Prompt:
Take the lines from the top down to and including the one with "const yTitle = 'Relativer" and repeat them exactly. Omit images.

▼▼▼

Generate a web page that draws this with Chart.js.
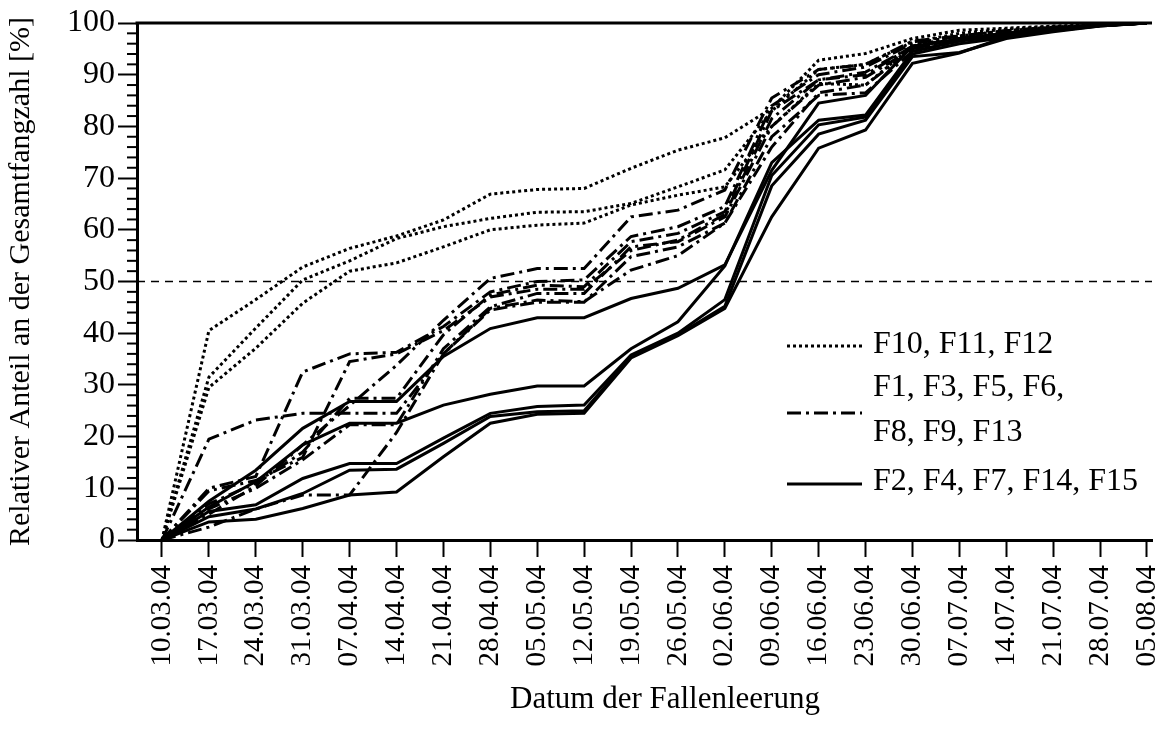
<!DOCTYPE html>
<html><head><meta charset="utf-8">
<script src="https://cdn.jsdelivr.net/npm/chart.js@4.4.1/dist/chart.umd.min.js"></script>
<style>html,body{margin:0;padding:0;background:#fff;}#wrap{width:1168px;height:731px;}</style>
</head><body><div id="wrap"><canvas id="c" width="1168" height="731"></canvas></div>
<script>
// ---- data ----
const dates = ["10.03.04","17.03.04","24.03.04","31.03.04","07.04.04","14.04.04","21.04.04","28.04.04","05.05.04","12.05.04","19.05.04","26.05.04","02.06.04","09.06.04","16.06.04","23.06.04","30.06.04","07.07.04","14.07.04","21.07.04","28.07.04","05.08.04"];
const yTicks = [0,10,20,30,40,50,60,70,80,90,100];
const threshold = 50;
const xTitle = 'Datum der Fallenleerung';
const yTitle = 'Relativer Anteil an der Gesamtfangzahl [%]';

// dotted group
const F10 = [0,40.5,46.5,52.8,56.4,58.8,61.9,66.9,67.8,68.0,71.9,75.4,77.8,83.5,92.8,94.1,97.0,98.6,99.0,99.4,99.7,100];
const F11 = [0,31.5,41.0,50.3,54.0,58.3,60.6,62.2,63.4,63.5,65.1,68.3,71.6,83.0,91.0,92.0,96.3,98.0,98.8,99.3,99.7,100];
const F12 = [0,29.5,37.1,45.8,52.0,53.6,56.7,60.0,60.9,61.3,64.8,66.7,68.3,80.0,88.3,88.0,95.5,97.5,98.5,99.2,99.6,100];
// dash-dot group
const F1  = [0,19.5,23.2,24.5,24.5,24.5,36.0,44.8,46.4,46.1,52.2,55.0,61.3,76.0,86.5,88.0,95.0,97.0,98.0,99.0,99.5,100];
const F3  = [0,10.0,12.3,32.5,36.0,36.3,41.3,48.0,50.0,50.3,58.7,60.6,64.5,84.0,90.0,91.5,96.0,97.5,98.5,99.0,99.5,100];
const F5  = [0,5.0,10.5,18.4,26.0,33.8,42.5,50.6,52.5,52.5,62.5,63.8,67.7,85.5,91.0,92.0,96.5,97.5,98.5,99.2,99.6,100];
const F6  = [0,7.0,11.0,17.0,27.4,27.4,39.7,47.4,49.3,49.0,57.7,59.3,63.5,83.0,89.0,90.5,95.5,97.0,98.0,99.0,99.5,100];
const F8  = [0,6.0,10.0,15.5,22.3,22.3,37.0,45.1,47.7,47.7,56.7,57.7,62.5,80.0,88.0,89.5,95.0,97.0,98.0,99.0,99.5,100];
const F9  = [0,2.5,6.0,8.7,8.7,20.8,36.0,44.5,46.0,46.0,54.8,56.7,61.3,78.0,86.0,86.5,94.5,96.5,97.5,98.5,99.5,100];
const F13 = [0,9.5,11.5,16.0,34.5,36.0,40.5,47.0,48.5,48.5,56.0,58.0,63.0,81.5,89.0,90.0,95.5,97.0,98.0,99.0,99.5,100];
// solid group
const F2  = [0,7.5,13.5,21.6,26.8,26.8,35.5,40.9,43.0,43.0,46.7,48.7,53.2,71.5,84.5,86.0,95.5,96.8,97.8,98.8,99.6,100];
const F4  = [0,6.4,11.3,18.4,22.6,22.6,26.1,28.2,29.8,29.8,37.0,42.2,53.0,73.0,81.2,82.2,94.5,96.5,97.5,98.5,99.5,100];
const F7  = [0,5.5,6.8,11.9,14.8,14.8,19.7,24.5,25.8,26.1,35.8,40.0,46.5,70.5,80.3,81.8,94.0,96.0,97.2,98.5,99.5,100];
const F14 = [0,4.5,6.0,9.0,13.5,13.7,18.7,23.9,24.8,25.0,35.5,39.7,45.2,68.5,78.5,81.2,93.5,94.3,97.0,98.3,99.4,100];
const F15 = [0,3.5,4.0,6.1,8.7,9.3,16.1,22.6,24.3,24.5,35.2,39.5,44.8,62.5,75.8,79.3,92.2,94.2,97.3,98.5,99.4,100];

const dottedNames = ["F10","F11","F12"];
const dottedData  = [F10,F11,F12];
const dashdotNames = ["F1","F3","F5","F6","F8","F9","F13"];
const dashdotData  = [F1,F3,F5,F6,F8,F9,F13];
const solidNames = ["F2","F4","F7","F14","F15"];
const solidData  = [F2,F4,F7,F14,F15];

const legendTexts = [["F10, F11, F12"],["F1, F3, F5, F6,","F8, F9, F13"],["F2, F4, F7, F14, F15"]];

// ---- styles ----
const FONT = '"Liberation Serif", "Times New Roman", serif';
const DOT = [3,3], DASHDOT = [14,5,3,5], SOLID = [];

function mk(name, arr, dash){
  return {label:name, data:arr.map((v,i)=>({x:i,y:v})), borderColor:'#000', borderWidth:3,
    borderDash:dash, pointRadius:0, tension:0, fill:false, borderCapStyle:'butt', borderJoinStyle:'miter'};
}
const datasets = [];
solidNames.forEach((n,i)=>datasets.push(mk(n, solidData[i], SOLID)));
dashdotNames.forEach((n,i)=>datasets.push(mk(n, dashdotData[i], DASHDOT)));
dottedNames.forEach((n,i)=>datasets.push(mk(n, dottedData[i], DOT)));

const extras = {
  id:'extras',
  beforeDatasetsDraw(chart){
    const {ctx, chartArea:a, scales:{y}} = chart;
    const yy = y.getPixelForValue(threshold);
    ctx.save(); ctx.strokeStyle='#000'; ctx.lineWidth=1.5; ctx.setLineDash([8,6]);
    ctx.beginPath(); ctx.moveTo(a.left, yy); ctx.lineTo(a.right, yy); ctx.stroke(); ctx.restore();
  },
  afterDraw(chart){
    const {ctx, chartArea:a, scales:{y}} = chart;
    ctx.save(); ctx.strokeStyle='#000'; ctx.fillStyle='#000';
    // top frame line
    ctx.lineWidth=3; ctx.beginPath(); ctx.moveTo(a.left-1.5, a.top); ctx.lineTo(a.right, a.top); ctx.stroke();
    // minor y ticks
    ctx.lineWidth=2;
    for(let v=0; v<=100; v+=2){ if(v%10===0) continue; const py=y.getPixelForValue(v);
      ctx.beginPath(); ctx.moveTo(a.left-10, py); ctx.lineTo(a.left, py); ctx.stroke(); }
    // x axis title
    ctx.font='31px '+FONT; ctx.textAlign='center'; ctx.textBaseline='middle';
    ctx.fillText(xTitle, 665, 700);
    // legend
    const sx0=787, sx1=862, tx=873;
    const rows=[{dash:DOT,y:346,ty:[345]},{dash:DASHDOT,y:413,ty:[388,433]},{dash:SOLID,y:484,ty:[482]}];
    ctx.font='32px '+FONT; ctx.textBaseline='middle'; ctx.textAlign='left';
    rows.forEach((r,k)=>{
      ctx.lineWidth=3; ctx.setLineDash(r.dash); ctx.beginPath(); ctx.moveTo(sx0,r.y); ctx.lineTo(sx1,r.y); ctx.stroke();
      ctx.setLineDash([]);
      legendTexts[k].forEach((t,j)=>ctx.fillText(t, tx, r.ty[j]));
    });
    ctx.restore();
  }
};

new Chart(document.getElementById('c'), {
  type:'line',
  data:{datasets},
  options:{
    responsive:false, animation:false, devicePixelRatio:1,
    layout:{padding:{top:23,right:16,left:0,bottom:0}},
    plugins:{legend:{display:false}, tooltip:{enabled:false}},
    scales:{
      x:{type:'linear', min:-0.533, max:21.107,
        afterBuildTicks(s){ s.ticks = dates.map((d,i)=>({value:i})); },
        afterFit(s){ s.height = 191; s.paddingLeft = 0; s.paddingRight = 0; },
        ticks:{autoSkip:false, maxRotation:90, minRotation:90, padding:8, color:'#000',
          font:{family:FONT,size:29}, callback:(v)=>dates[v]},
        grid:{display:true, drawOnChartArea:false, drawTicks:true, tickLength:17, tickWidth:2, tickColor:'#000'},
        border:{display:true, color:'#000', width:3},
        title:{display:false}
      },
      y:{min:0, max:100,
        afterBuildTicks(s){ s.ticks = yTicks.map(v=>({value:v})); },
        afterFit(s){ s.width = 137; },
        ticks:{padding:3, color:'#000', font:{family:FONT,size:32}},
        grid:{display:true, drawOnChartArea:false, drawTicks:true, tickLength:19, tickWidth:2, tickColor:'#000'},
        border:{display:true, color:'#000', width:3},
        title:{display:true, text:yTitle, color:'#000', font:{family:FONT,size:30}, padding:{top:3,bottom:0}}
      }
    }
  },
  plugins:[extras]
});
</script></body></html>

▲▲▲

Response to the task:
Generate a web page that draws this with Chart.js.
<!DOCTYPE html>
<html><head><meta charset="utf-8">
<script src="https://cdn.jsdelivr.net/npm/chart.js@4.4.1/dist/chart.umd.min.js"></script>
<style>html,body{margin:0;padding:0;background:#fff;}#wrap{width:1168px;height:731px;}</style>
</head><body><div id="wrap"><canvas id="c" width="1168" height="731"></canvas></div>
<script>
// ---- data ----
const dates = ["10.03.04","17.03.04","24.03.04","31.03.04","07.04.04","14.04.04","21.04.04","28.04.04","05.05.04","12.05.04","19.05.04","26.05.04","02.06.04","09.06.04","16.06.04","23.06.04","30.06.04","07.07.04","14.07.04","21.07.04","28.07.04","05.08.04"];
const yTicks = [0,10,20,30,40,50,60,70,80,90,100];
const threshold = 50;
const xTitle = 'Datum der Fallenleerung';
const yTitle = 'Relativer Anteil an der Gesamtfangzahl [%]';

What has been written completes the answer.